White gold is a mix of gold and white metal alloys such as nickel and palladium. Rhodium plating is done to make the gold look whiter. White gold is harder to work with than yellow gold hence it is more expensive.

The most expensive and most preferred nowadays of the lot is platinum. Platinum is the hardest of the precious metals, it never tarnishes. Its intense luster remains intact over the years, and it is said to be completely hypoallergenic.

The Setting
The setting is how the stone or stones are held in place in the band.

The most classic and traditional setting is the solitaire. A single diamond is set on usually four to six prongs. A four-prong setting displays the diamond more while six prongs hold the stone firmly in place.

The channel setting is popular for wedding bands. A row of stones is sandwiched horizontally on the ring band.

The bezel setting is for those with contemporary tastes. A metal rim with straight or scalloped edges fully or partially surrounds the stone which looks embedded into the band.

Another popular setting is the pave, which has rows of several stones set in level with the surface of the ring. This adds extra sparkle to the main stone.

The Stone

Of course, the diamond remains to be the perennial favorite. Though there would be modern brides-to-be who prefer to have other stones complementing the diamond, such as sapphires and rubies.

In choosing your stone, remember that round-shaped stones produce more sparkle. The contemporary stone shape is said to be the square princess cut whose intricate faceting results into added sparkle. The oval shape is an old favorite, it is a variation of the round shape. The pear shape is cut like the round shape but it has an extra pointed tip at the top. Lastly, you couldn’t be more obvious with your undying love with the heart shape.


The 4 Cs
You’ve heard them associated with diamonds a few times. Now that you’re shopping for the perfect engagement ring, it wouldn’t hurt to know more about these 4 Cs.

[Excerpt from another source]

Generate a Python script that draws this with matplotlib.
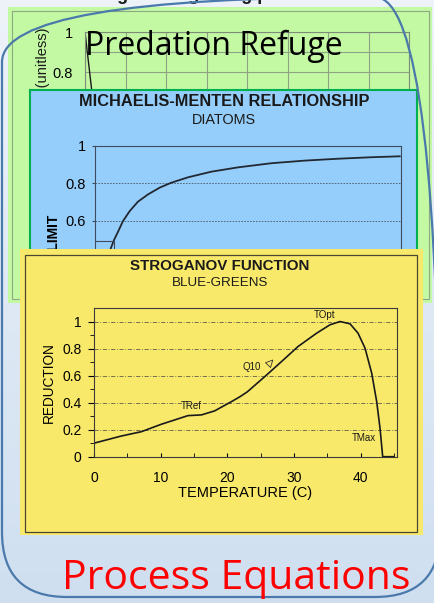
import matplotlib
matplotlib.use('Agg')
import matplotlib.pyplot as plt
import numpy as np
from matplotlib.patches import Rectangle, FancyBboxPatch
from matplotlib.colors import LinearSegmentedColormap
from matplotlib.ticker import MultipleLocator, FuncFormatter

plt.rcParams['font.family'] = ['Liberation Sans', 'DejaVu Sans']

W, H = 434, 603

# predation refuge chart (mostly covered by the others)
food = [0, 0.165, 0.4, 1.0, 2.0, 4.0, 8.0]
refuge = [1.0, 0.71, 0.45, 0.2, 0.06, 0.01, 0.0]

# Michaelis-Menten nutrient limitation, diatoms
nutrient = [0, 0.02, 0.05, 0.081, 0.098, 0.119, 0.145, 0.180, 0.223, 0.276,
            0.337, 0.397, 0.485, 0.607, 0.746, 0.920, 1.095, 1.269, 1.443, 1.592]
limit = [0, 0.17, 0.33, 0.453, 0.498, 0.542, 0.599, 0.652, 0.702, 0.741,
         0.777, 0.803, 0.832, 0.862, 0.885, 0.907, 0.921, 0.931, 0.939, 0.944]
half_sat_conc = 0.1
half_sat_level = 0.49

# Stroganov temperature function, blue-greens
temp_c = [0, 4.1, 7.1, 10.1, 14.1, 16.1, 18.1, 20.6, 21.9, 23.0, 25.9, 28.4,
          30.6, 33.4, 35.4, 36.9, 38.4, 39.6, 40.65, 41.65, 42.4, 42.9, 43.3, 45.0]
reduction = [0.10, 0.153, 0.185, 0.24, 0.304, 0.309, 0.339, 0.407, 0.444, 0.48,
             0.605, 0.716, 0.815, 0.914, 0.976, 1.0, 0.983, 0.914, 0.803, 0.618,
             0.407, 0.21, 0.0, 0.0]
markers = {'TRef': (14.6, 0.376), 'Q10': (23.7, 0.667),
           'TOpt': (34.65, 1.05), 'TMax': (40.4, 0.136)}

GREEN = '#c4f9a4'
BLUE = '#96cefb'
YELLOW = '#f9e96b'
INK = '#1a1a1a'


def px_rect(x0, y0, x1, y1):
    # pixel box (top-left origin) -> figure fraction rect
    return [x0 / W, 1 - y1 / H, (x1 - x0) / W, (y1 - y0) / H]


def fxy(x, y):
    return x / W, 1 - y / H


fig = plt.figure(figsize=(W / 100, H / 100), dpi=100)

# slide background + green card
ax_bg = fig.add_axes([0, 0, 1, 1], zorder=0)
cmap = LinearSegmentedColormap.from_list('slide', ['#eef3fa', '#cfdff0'])
ax_bg.imshow(np.linspace(0, 1, 256).reshape(-1, 1), cmap=cmap,
             extent=[0, W, H, 0], aspect='auto')
ax_bg.set_xlim(0, W)
ax_bg.set_ylim(H, 0)
ax_bg.axis('off')
ax_bg.add_patch(Rectangle((8, 7), 424, 296, fc=GREEN, ec='none'))
ax_bg.add_patch(Rectangle((12, 11), 417, 288, fc='none', ec='#8fa884', lw=0.8))
# title of the refuge chart, scrolled off the top
ax_bg.text(205, 0.5, 'Refuge from grazing pressure', ha='center', va='baseline',
           fontsize=13, fontweight='bold', color=INK)

# only the top strip of this chart peeks out above the blue card
ax_old = fig.add_axes(px_rect(85, 32, 409, 100), zorder=0.5)
ax_old.set_facecolor('none')
ax_old.plot(food, refuge, color=INK, lw=1)
ax_old.set_xlim(0, 8)
ax_old.set_ylim(0.66, 1)
ax_old.set_xticks(range(9))
ax_old.set_yticks([0.7, 0.8, 0.9, 1.0])
ax_old.yaxis.set_major_formatter(
    FuncFormatter(lambda v, _: '%g' % round(v, 1) if round(v * 10) % 2 == 0 else ''))
ax_old.set_xticklabels([])
ax_old.grid(color='#8ea383', lw=0.8)
ax_old.tick_params(length=0, labelsize=10.5, pad=9)
for s in ax_old.spines.values():
    s.set_color('#7d8c78')
ax_old.text(-0.13, 1.06, 'Refuge (unitless)', transform=ax_old.transAxes,
            rotation=90, ha='center', va='top', fontsize=10.5, color=INK)

fig.text(*fxy(85, 55), 'Predation Refuge', family='Open Sans', fontsize=23,
         va='baseline', color='black', zorder=0.7)

# blue card: Michaelis-Menten
ax_bp = fig.add_axes(px_rect(30, 90, 417, 420), zorder=1)
ax_bp.set_facecolor(BLUE)
ax_bp.set_xticks([])
ax_bp.set_yticks([])
for s in ax_bp.spines.values():
    s.set_color('#00b050')
    s.set_linewidth(1.5)

ax_mm = fig.add_axes(px_rect(95.3, 145.8, 401.3, 333.3), zorder=1.1)
ax_mm.set_facecolor('none')
ax_mm.plot(nutrient, limit, color='#222831', lw=1.3)
ax_mm.plot([0, half_sat_conc, half_sat_conc], [half_sat_level, half_sat_level, 0],
           color='#3d4b5c', lw=0.8)
ax_mm.set_xlim(0, 1.6)
ax_mm.set_ylim(0, 1)
ax_mm.set_yticks(np.arange(0, 1.01, 0.2))
ax_mm.yaxis.set_major_formatter(FuncFormatter(lambda v, _: '%g' % round(v, 1)))
ax_mm.set_xticklabels([])
ax_mm.grid(axis='y', ls=(0, (2, 1.5)), lw=0.6, color='#4a5a6a')
ax_mm.tick_params(axis='y', length=2, labelsize=10.5, pad=5, color='#3d4b5c')
for s in ax_mm.spines.values():
    s.set_color('#3d4b5c')
    s.set_linewidth(0.8)
ax_mm.text(-0.135, 0.631, 'NUTRIENT LIMIT', transform=ax_mm.transAxes,
           rotation=90, ha='center', va='top', fontsize=10, fontweight='bold')
fig.text(*fxy(224, 101), 'MICHAELIS-MENTEN RELATIONSHIP', ha='center', va='center',
         fontsize=11.8, fontweight='bold', color=INK, zorder=1.2)
fig.text(*fxy(224, 120), 'DIATOMS', ha='center', va='center',
         fontsize=10.4, color=INK, zorder=1.2)

# yellow card: Stroganov
ax_yp = fig.add_axes(px_rect(20, 249, 423, 535), zorder=2)
ax_yp.set_xlim(20, 423)
ax_yp.set_ylim(535, 249)
ax_yp.axis('off')
ax_yp.add_patch(Rectangle((20, 249), 403, 286, fc=YELLOW, ec='none'))
ax_yp.add_patch(Rectangle((25, 255), 392, 277, fc='none', ec='#4a4630', lw=0.9))

ax_st = fig.add_axes(px_rect(94, 308, 396.7, 456.7), zorder=2.1)
ax_st.set_facecolor('none')
ax_st.plot(temp_c, reduction, color=INK, lw=1.2)
ax_st.set_xlim(0, 45.4)
ax_st.set_ylim(0, 1.1)
ax_st.xaxis.set_major_locator(MultipleLocator(10))
ax_st.xaxis.set_minor_locator(MultipleLocator(5))
ax_st.set_yticks(np.arange(0, 1.01, 0.2))
ax_st.set_yticks(np.arange(0.1, 1.0, 0.2), minor=True)
ax_st.yaxis.set_major_formatter(FuncFormatter(lambda v, _: '%g' % round(v, 1)))
ax_st.tick_params(axis='x', which='both', direction='in', length=3, labelsize=10, pad=10)
ax_st.tick_params(axis='y', which='major', direction='out', length=4, labelsize=10, pad=5)
ax_st.tick_params(axis='y', which='minor', direction='out', length=3)
ax_st.grid(axis='y', which='major', ls=(0, (5, 2, 1, 2)), lw=0.6, color='#5f5d4c')
for s in ax_st.spines.values():
    s.set_color('#3a3a3a')
    s.set_linewidth(0.8)
for name, (x, y) in markers.items():
    ax_st.text(x, y, name, ha='center', va='center', fontsize=7, color=INK)
ax_st.annotate('', xy=(27.1, 0.73), xytext=(25.9, 0.667),
               arrowprops=dict(arrowstyle='simple,head_width=0.5,head_length=0.5,tail_width=0.15',
                               fc='none', ec='#333333', lw=0.6))
ax_st.set_xlabel('TEMPERATURE (C)', fontsize=10.5)
ax_st.xaxis.set_label_coords(0.5, -0.2)
ax_st.set_ylabel('REDUCTION', fontsize=9.8)
ax_st.yaxis.set_label_coords(-0.126, 0.5)
fig.text(*fxy(220, 266), 'STROGANOV FUNCTION', ha='center', va='center',
         fontsize=10.9, fontweight='bold', color=INK, zorder=2.2)
fig.text(*fxy(220, 283), 'BLUE-GREENS', ha='center', va='center',
         fontsize=9.6, color=INK, zorder=2.2)

# rounded frame and caption on top (y measured upward here)
ax_top = fig.add_axes([0, 0, 1, 1], zorder=3)
ax_top.set_facecolor('none')
ax_top.set_xlim(0, W)
ax_top.set_ylim(0, H)
ax_top.axis('off')
ax_top.add_patch(FancyBboxPatch((2, 6), 438, 600, boxstyle='round,pad=0,rounding_size=65',
                                fc='none', ec='#4a79ab', lw=1.6))
ax_top.text(62, H - 589, 'Process Equations', family='Open Sans', fontsize=29.5,
            va='baseline', color='#ff0000')

fig.savefig('out.png', dpi=100)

Cut refers to the number, placement, and shape of the facets. This affects the durability, sparkle and fire or reflection of colors of the diamond.

Color – Diamonds do not only come in white, although it is said that the whiter the diamond, the better. However, if you want to surprise your modern bride with a pink diamond, then do so!

Clarity refers to how clear the or clean the diamond is. It is better if it is free of blemishes which includes chips, scratches and fractures. It should not also have inclusions or flaws on the inside. For more information, refer to the chart of the Gemological Institute of America or your favorite jeweler.

Lastly, the carat – the diamond’s unit of weight. It is different from karat which is used for gold. The diamond’s carat is standardized at 200 milligrams.

Still stumped? Don’t be afraid to ask for help from your jeweler. Trust your instincts, usually, the ring that will make your heart race at sight will surely make her say “Yes!”. Happy shopping!